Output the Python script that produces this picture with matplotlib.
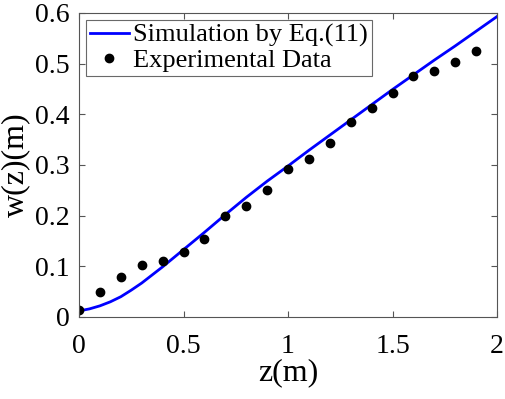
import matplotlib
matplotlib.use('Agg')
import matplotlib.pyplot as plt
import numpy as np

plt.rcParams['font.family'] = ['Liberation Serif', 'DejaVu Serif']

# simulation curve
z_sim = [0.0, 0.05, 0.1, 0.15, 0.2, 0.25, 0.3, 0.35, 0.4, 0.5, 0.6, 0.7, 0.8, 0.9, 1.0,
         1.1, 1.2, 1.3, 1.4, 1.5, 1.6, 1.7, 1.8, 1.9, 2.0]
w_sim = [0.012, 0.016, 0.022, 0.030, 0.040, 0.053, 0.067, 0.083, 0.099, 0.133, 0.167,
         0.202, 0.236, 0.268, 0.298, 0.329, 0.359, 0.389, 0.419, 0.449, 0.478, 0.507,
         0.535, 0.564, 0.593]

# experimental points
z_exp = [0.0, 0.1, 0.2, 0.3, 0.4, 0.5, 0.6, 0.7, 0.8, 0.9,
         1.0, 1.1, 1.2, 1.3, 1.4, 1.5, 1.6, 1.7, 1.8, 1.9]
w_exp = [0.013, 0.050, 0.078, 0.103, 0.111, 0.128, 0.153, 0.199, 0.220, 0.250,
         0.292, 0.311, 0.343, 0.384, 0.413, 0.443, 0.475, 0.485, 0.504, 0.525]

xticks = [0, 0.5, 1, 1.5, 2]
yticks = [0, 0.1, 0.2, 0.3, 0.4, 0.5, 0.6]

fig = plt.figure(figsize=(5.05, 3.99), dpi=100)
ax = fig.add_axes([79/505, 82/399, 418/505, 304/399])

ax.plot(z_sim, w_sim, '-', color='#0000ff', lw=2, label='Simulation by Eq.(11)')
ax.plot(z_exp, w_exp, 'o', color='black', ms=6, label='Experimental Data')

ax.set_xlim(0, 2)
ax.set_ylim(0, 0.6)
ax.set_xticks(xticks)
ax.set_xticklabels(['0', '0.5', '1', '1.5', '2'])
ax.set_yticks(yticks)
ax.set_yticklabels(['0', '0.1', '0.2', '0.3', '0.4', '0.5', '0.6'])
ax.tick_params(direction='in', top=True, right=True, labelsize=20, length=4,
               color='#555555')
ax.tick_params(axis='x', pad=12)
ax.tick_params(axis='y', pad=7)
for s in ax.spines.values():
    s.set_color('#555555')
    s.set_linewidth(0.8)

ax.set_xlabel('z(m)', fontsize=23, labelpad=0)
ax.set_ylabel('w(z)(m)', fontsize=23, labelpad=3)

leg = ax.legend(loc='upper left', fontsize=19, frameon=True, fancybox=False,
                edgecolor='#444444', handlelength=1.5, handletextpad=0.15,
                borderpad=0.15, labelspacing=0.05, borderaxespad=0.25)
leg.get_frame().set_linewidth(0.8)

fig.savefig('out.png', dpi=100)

* * *

■ **Objective**: Every line above should be repeated exactly; pictures stay out of the copy.

■ **Written response**:
Output the Python script that produces this picture with matplotlib.
import matplotlib
matplotlib.use('Agg')
import matplotlib.pyplot as plt
import numpy as np

plt.rcParams['font.family'] = ['Liberation Serif', 'DejaVu Serif']

# simulation curve
z_sim = [0.0, 0.05, 0.1, 0.15, 0.2, 0.25, 0.3, 0.35, 0.4, 0.5, 0.6, 0.7, 0.8, 0.9, 1.0,
         1.1, 1.2, 1.3, 1.4, 1.5, 1.6, 1.7, 1.8, 1.9, 2.0]
w_sim = [0.012, 0.016, 0.022, 0.030, 0.040, 0.053, 0.067, 0.083, 0.099, 0.133, 0.167,
         0.202, 0.236, 0.268, 0.298, 0.329, 0.359, 0.389, 0.419, 0.449, 0.478, 0.507,
         0.535, 0.564, 0.593]

# experimental points
z_exp = [0.0, 0.1, 0.2, 0.3, 0.4, 0.5, 0.6, 0.7, 0.8, 0.9,
         1.0, 1.1, 1.2, 1.3, 1.4, 1.5, 1.6, 1.7, 1.8, 1.9]
w_exp = [0.013, 0.050, 0.078, 0.103, 0.111, 0.128, 0.153, 0.199, 0.220, 0.250,
         0.292, 0.311, 0.343, 0.384, 0.413, 0.443, 0.475, 0.485, 0.504, 0.525]

xticks = [0, 0.5, 1, 1.5, 2]
yticks = [0, 0.1, 0.2, 0.3, 0.4, 0.5, 0.6]

fig = plt.figure(figsize=(5.05, 3.99), dpi=100)
ax = fig.add_axes([79/505, 82/399, 418/505, 304/399])

ax.plot(z_sim, w_sim, '-', color='#0000ff', lw=2, label='Simulation by Eq.(11)')
ax.plot(z_exp, w_exp, 'o', color='black', ms=6, label='Experimental Data')

ax.set_xlim(0, 2)
ax.set_ylim(0, 0.6)
ax.set_xticks(xticks)
ax.set_xticklabels(['0', '0.5', '1', '1.5', '2'])
ax.set_yticks(yticks)
ax.set_yticklabels(['0', '0.1', '0.2', '0.3', '0.4', '0.5', '0.6'])
ax.tick_params(direction='in', top=True, right=True, labelsize=20, length=4,
               color='#555555')
ax.tick_params(axis='x', pad=12)
ax.tick_params(axis='y', pad=7)
for s in ax.spines.values():
    s.set_color('#555555')
    s.set_linewidth(0.8)

ax.set_xlabel('z(m)', fontsize=23, labelpad=0)
ax.set_ylabel('w(z)(m)', fontsize=23, labelpad=3)

leg = ax.legend(loc='upper left', fontsize=19, frameon=True, fancybox=False,
                edgecolor='#444444', handlelength=1.5, handletextpad=0.15,
                borderpad=0.15, labelspacing=0.05, borderaxespad=0.25)
leg.get_frame().set_linewidth(0.8)

fig.savefig('out.png', dpi=100)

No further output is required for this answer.